Ho imparato che il dolore rende più fragili. Ho imparato che il dolore rende più duri.
Ho capito che la sofferenza ci rende delicatissimi come la pelle delle albicocche, vulnerabili e reattivi alle sofferenze degli altri che poi si capiscono e si incorporano, sentendosele tutte addosso come un graffio sulla buccia. Di ogni essere vivente, di ogni cellula. Ho imparato su di me che ogni emozione si amplifica e ogni reazione si estende, che le superfici si fondono e che il dolore è sempre plurale.
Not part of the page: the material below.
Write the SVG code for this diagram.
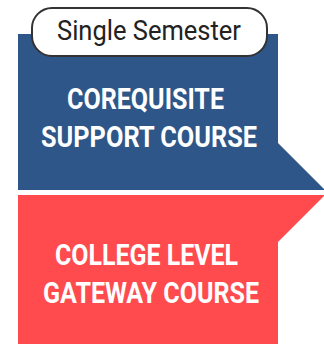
<svg xmlns="http://www.w3.org/2000/svg" width="324" height="344" viewBox="0 0 324 344">
<style>
.t{font-family:Roboto,"Liberation Sans",sans-serif;font-weight:700;font-size:30px;fill:#fff;text-anchor:start}
.p{font-family:Roboto,"Liberation Sans",sans-serif;font-size:27px;fill:#222}
</style>
<rect width="324" height="344" fill="#fff"/>
<g id="corequisite">
<path d="M18 34 H278 V143 L324 189 V190 H18 Z" fill="#2e5688"/>
<text class="t" x="67" y="109" textLength="157" lengthAdjust="spacingAndGlyphs">COREQUISITE</text>
<text class="t" x="41" y="147" textLength="216" lengthAdjust="spacingAndGlyphs">SUPPORT COURSE</text>
</g>
<g id="gateway">
<path d="M18 195 H324 V196 L278 242 V344 H18 Z" fill="#ff4a4e"/>
<text class="t" x="55" y="265" textLength="183" lengthAdjust="spacingAndGlyphs">COLLEGE LEVEL</text>
<text class="t" x="43" y="303" textLength="216" lengthAdjust="spacingAndGlyphs">GATEWAY COURSE</text>
</g>
<g id="semester">
<rect x="32" y="8" width="235" height="48" rx="20" fill="#fff" stroke="#333" stroke-width="2"/>
<text class="p" x="57" y="40" textLength="184" lengthAdjust="spacingAndGlyphs">Single Semester</text>
</g>
<g id="connectors"/>
</svg>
Un frutto marcio passa il suo marcire ai frutti vicini. Succede così nei corridoi degli ospedali, nelle sale d’aspetto, e in tante altre stanze della terra, dietro tanti occhi, sempre.
Poi ho imparato che cresce il nocciolo, che sotto la polpa è ruvido e amaro, e deve essere proprio ruvido e amaro per sostenere l’aranciomorbido del fuori, per tenere insieme tutta quella polpa. Forse l’amaro non è buono, forse il nocciolo ferisce la lingua con le scaglie, perché forse il dolore rende ruvidi, scartavetra i sentimenti, lascia solchi in cui far scorrere tutto quello che non si è più disposti a tollerare. L’arroganza, le piccolezze, le cazzate, la rabbia, le invidie, le ripicche, le stupidità, i rimpianti.
Buon appetito.
Ben arrivata! sono felice di leggerti anche qui. Sicuramente il nostro vissuto ci rende proprio così: più fragili e più forti contemporaneamente!